Mario Corcuera Ibáñez: diplomático y escritor de larga y exitosa carrera
Una atmósfera de penetrante cultura invadía el hogar de Mario Corcuera Ibáñez. Lo hacía hasta adueñarse, con un valor por todos entendido, de las conversaciones de familia y de las tertulias con quienes lo visitaban. Podía ser tanto en el viejo domicilio de ese rincón del Botánico conocido como el Palacio de los Patos como en las sucesivas residencias en el exterior que le fueron impuestas por la condición de diplomático de larga y exitosa carrera.
En el matrimonio con Ruth Quiroga, hija de una antigua familia catamarqueña emparentada con el expresidente Ramón Castillo, se aunaban las afinidades intelectuales entre el profesor en Filosofía y la mujer doctorada en Historia, devota de las cuestiones antropológicas americanas y que ha dedicado una vida al estudio de las tradiciones textiles de nuestros pueblos.
En ese sentido, para los tres hijos hubo un camino trazado antes de que se dispusieran a andarlo: María Silvia, la mayor, es reconocida artista plástica; Javier ha hecho un nombre como biólogo especializado en mamíferos marinos y por el interés puesto en las cuestiones ambientales que lo promovieron en su momento a la dirección de Vida Silvestre, y Santiago, el menor, ha hecho una carrera judicial destacada como funcionario de la Corte Suprema y, desde hace años, como juez de la Cámara Nacional Electoral.
Con Falucho y la Negra Luna, íntimos amigos de los Corcuera, la historia del país y el amor por la arquitectura y las piezas provenientes del maridaje entre el arte colonial español y el imaginario indigenista ocupaban un lugar preferente en los encuentros habituales en sus casas próximas, en la periferia de Capilla del Señor. Otro tanto ocurría con el abordaje de grandes obras de la pintura o de novedades en las galerías con el maestro Guillermo Roux o, en cuanto a la música, en charlas amenizadas por Irma Costanzo, eximia guitarrista. Amistades todas que los Corcuera cultivaron aquí y en otras tantas partes del mundo, como París o Roma.

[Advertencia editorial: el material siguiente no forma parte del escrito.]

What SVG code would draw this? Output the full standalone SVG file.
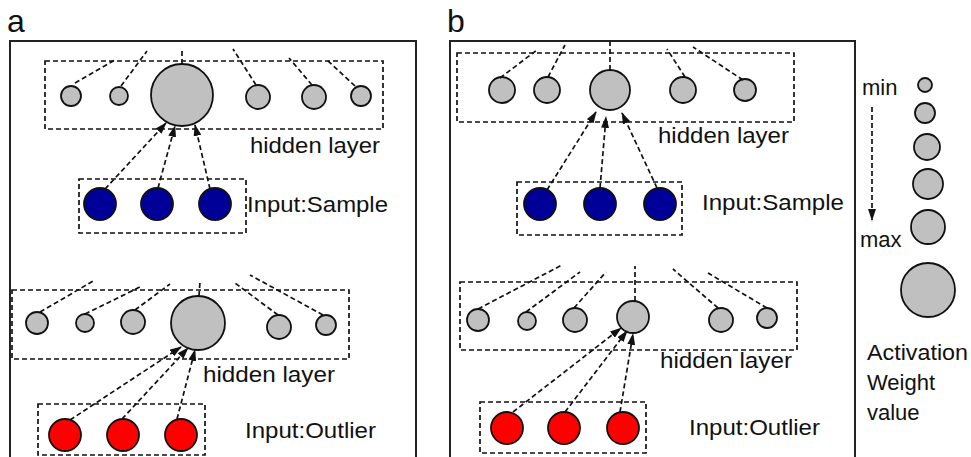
<svg xmlns="http://www.w3.org/2000/svg" width="971" height="457" viewBox="0 0 971 457">
  <style>
    .frame { fill: none; stroke: #222; stroke-width: 2; }
    .group { fill: none; stroke: #111; stroke-width: 1.7; stroke-dasharray: 5 3; }
    .link { fill: none; stroke: #111; stroke-width: 1.7; stroke-dasharray: 5 3; }
    .arrow { fill: none; stroke: #111; stroke-width: 1.7; stroke-dasharray: 5 3; marker-end: url(#head); }
    .hid { fill: #c0c0c0; stroke: #111; stroke-width: 1.8; }
    .smp { fill: #000099; stroke: #111; stroke-width: 1.8; }
    .out { fill: #ff0000; stroke: #111; stroke-width: 1.8; }
    text { font-family: "Liberation Sans", Arial, sans-serif; font-size: 22px; fill: #111; }
    .panel { font-size: 32px; }
  </style>
  <defs>
    <!-- elongated filled arrowhead -->
    <marker id="head" viewBox="0 0 12 8" refX="11" refY="4" markerWidth="7" markerHeight="4.7" orient="auto" markerUnits="strokeWidth">
      <path d="M0,0 L12,4 L0,8 z" fill="#111"/>
    </marker>
  </defs>

  <!-- panel labels and frames -->
  <text class="panel" x="7" y="32">a</text>
  <text class="panel" x="447" y="32">b</text>
  <rect class="frame" x="10" y="41" width="406" height="430"/>
  <rect class="frame" x="450" y="41" width="405" height="430"/>

  <!-- ===== panel a, sample ===== -->
  <g id="a-hidden-1">
    <rect class="group" x="45" y="61" width="338" height="68"/>
    <circle class="hid" cx="71" cy="96" r="10"/>
    <circle class="hid" cx="119" cy="96" r="9"/>
    <circle class="hid" cx="182" cy="95" r="31"/>
    <circle class="hid" cx="258" cy="97" r="12"/>
    <circle class="hid" cx="314" cy="97" r="12"/>
    <circle class="hid" cx="361" cy="96" r="10"/>
    <text x="250" y="153" textLength="130" lengthAdjust="spacingAndGlyphs">hidden layer</text>
  </g>
  <g id="a-input-sample">
    <rect class="group" x="79" y="179" width="167" height="54"/>
    <circle class="smp" cx="100" cy="204" r="16"/>
    <circle class="smp" cx="157" cy="204" r="16"/>
    <circle class="smp" cx="215" cy="204" r="16"/>
    <text x="247" y="212" textLength="141" lengthAdjust="spacingAndGlyphs">Input:Sample</text>
  </g>

  <!-- ===== panel a, outlier ===== -->
  <g id="a-hidden-2">
    <rect class="group" x="12" y="290" width="337" height="69"/>
    <circle class="hid" cx="37" cy="323" r="11"/>
    <circle class="hid" cx="85" cy="323" r="9"/>
    <circle class="hid" cx="133" cy="322" r="12"/>
    <circle class="hid" cx="198" cy="323" r="27"/>
    <circle class="hid" cx="279" cy="327" r="12"/>
    <circle class="hid" cx="326" cy="325" r="10"/>
    <text x="203" y="382" textLength="132" lengthAdjust="spacingAndGlyphs">hidden layer</text>
  </g>
  <g id="a-input-outlier">
    <rect class="group" x="38" y="404" width="167" height="51"/>
    <circle class="out" cx="65" cy="435" r="16"/>
    <circle class="out" cx="123" cy="435" r="16"/>
    <circle class="out" cx="181" cy="435" r="16"/>
    <text x="245" y="438" textLength="131" lengthAdjust="spacingAndGlyphs">Input:Outlier</text>
  </g>

  <!-- ===== panel b, sample ===== -->
  <g id="b-hidden-1">
    <rect class="group" x="457" y="53" width="337" height="69"/>
    <circle class="hid" cx="502" cy="90" r="13"/>
    <circle class="hid" cx="547" cy="90" r="13"/>
    <circle class="hid" cx="610" cy="90" r="20"/>
    <circle class="hid" cx="683" cy="90" r="13"/>
    <circle class="hid" cx="745" cy="90" r="11"/>
    <text x="658" y="143" textLength="131" lengthAdjust="spacingAndGlyphs">hidden layer</text>
  </g>
  <g id="b-input-sample">
    <rect class="group" x="517" y="182" width="165" height="53"/>
    <circle class="smp" cx="540" cy="204" r="16"/>
    <circle class="smp" cx="600" cy="204" r="16"/>
    <circle class="smp" cx="660" cy="204" r="16"/>
    <text x="702" y="210" textLength="142" lengthAdjust="spacingAndGlyphs">Input:Sample</text>
  </g>

  <!-- ===== panel b, outlier ===== -->
  <g id="b-hidden-2">
    <rect class="group" x="460" y="282" width="337" height="68"/>
    <circle class="hid" cx="478" cy="320" r="11"/>
    <circle class="hid" cx="527" cy="321" r="9"/>
    <circle class="hid" cx="575" cy="320" r="12"/>
    <circle class="hid" cx="633" cy="317" r="16"/>
    <circle class="hid" cx="721" cy="320" r="12"/>
    <circle class="hid" cx="767" cy="318" r="10"/>
    <text x="660" y="368" textLength="132" lengthAdjust="spacingAndGlyphs">hidden layer</text>
  </g>
  <g id="b-input-outlier">
    <rect class="group" x="480" y="402" width="166" height="51"/>
    <circle class="out" cx="507" cy="428" r="16"/>
    <circle class="out" cx="564" cy="428" r="16"/>
    <circle class="out" cx="623" cy="428" r="16"/>
    <text x="689" y="435" textLength="131" lengthAdjust="spacingAndGlyphs">Input:Outlier</text>
  </g>

  <!-- ===== legend ===== -->
  <g id="legend">
    <text x="862" y="95">min</text>
    <text x="860" y="247">max</text>
    <circle class="hid" cx="925" cy="85" r="7"/>
    <circle class="hid" cx="925" cy="113" r="10"/>
    <circle class="hid" cx="927" cy="147" r="13"/>
    <circle class="hid" cx="928" cy="184" r="15"/>
    <circle class="hid" cx="928" cy="227" r="17"/>
    <circle class="hid" cx="928" cy="290" r="27"/>
    <text x="867" y="360" textLength="101" lengthAdjust="spacingAndGlyphs">Activation</text>
    <text x="867" y="390">Weight</text>
    <text x="867" y="420">value</text>
  </g>

  <!-- ===== connectors ===== -->
  <g id="connectors">
    <!-- panel a, sample: fan-out from hidden units -->
    <line class="link" x1="75" y1="83" x2="115" y2="60"/>
    <line class="link" x1="121" y1="86" x2="147" y2="51"/>
    <line class="link" x1="182" y1="64" x2="182" y2="50"/>
    <line class="link" x1="256" y1="85" x2="233" y2="49"/>
    <line class="link" x1="312" y1="85" x2="289" y2="58"/>
    <line class="link" x1="355" y1="86" x2="327" y2="60"/>
    <line class="arrow" x1="105" y1="189" x2="166" y2="123"/>
    <line class="arrow" x1="158" y1="188" x2="175" y2="126"/>
    <line class="arrow" x1="210" y1="189" x2="195" y2="125"/>

    <!-- panel a, outlier -->
    <line class="link" x1="40" y1="312" x2="95" y2="280"/>
    <line class="link" x1="85" y1="314" x2="142" y2="286"/>
    <line class="link" x1="135" y1="310" x2="170" y2="284"/>
    <line class="link" x1="199" y1="296" x2="200" y2="282"/>
    <line class="link" x1="278" y1="315" x2="235" y2="283"/>
    <line class="link" x1="323" y1="315" x2="250" y2="275"/>
    <line class="arrow" x1="70" y1="420" x2="181" y2="347"/>
    <line class="arrow" x1="122" y1="419" x2="188" y2="348"/>
    <line class="arrow" x1="177" y1="419" x2="195" y2="350"/>

    <!-- panel b, sample -->
    <line class="link" x1="500" y1="78" x2="537" y2="50"/>
    <line class="link" x1="548" y1="77" x2="565" y2="45"/>
    <line class="link" x1="610" y1="70" x2="610" y2="42"/>
    <line class="link" x1="685" y1="77" x2="667" y2="49"/>
    <line class="link" x1="743" y1="80" x2="693" y2="47"/>
    <line class="arrow" x1="547" y1="190" x2="596" y2="112"/>
    <line class="arrow" x1="600" y1="188" x2="606" y2="117"/>
    <line class="arrow" x1="657" y1="188" x2="622" y2="113"/>

    <!-- panel b, outlier -->
    <line class="link" x1="478" y1="309" x2="562" y2="265"/>
    <line class="link" x1="526" y1="312" x2="580" y2="272"/>
    <line class="link" x1="574" y1="308" x2="606" y2="272"/>
    <line class="link" x1="635" y1="301" x2="635" y2="266"/>
    <line class="link" x1="718" y1="308" x2="673" y2="269"/>
    <line class="link" x1="767" y1="308" x2="708" y2="273"/>
    <line class="arrow" x1="513" y1="412" x2="621" y2="328"/>
    <line class="arrow" x1="565" y1="412" x2="627" y2="331"/>
    <line class="arrow" x1="620" y1="412" x2="633" y2="334"/>

    <!-- legend scale arrow -->
    <line class="arrow" x1="872" y1="107" x2="872" y2="220"/>
  </g>
</svg>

Con la muerte de Corcuera, ocurrida ayer, desaparece uno de los últimos diplomáticos que entraron en nuestro servicio exterior inmediatamente después de la caída de Perón, en 1955. Fue cónsul en Roma y cónsul general en París, consejero cultural en Lima y vocero de prensa del canciller Luis María de Pablo Pardo. No desafinaba Corcuera en ese papel al lado de un ministro que, después de haber sido representante cabal del nacionalismo aristocrático, se corrió hacia posiciones manifiestamente liberales: Pablo Pardo fue en todo tiempo un hombre cuya conversación fluía siempre dentro de los niveles de erudición más altos que haya registrado quien estas líneas escribe.
Los últimos destinos de Corcuera como embajador fueron Senegal, tan a propósito para quien escribiría sobre tradición y literatura oral en África Negra y estaba predestinado a relacionarse con un poeta-hombre de Estado como Lépold Sédar Senghor, y Túnez. Ocupó después la dirección del Museo Hispanoamericano Isaac Fernández Blanco (1997-2000). En los años siguientes escribió con profusión.
En la biografía de Santiago de Liniers, el vencedor de Beresford y de Whitelocke, puso énfasis en haber sido este, caído ante un pelotón de fusilamiento por conspirar contra la Junta de Buenos Aires, la primera víctima de la violencia política. En El coraje y el fuego, retrató a Bouchard, a Drake, a Morgan, a piratas y corsarios que desde las primeras aventuras en el Egeo forjaron lo que se ha identificado como "una guerra sin archivos".
El libro esencial de Corcuera, creo, es El Mediterráneo y nosotros, fresco histórico y comparativo de la mayor cuenca de culturas. De allí procedió lo más nutrido de nuestra formación como sociedad: españoles, italianos, franceses, árabes, judíos, croatas. El subtítulo de la obra en la que Corcuera sigue la escuela del gran historiador Fernand Braudel dice: "La identidad de los argentinos".
Sobre ese tema hablamos justamente el martes, ya él en su lecho de agonía, cuando insistió en que no habrá resolución eficiente para los problemas que atenazan a la Argentina desde tiempo inmemorial si su sociedad no define de una vez lo que es y quiere ser. El autor de tantos artículos de ensayo en LA NACION lo dijo con voz débil y esperanza enérgica: "Somos un gran país.., pero se necesita humildad, mucha humildad". Me atreví a preguntarle si eso no implicaba un paso aleccionador al costado de al menos dos de los principales protagonistas de la política argentina. Quedó en silencio, volteó hacia un costado en gesto habitual la cabeza y esbozó una levísima sonrisa. La última que le vi.
Había nacido en Rosario, el 1º de febrero de 1927.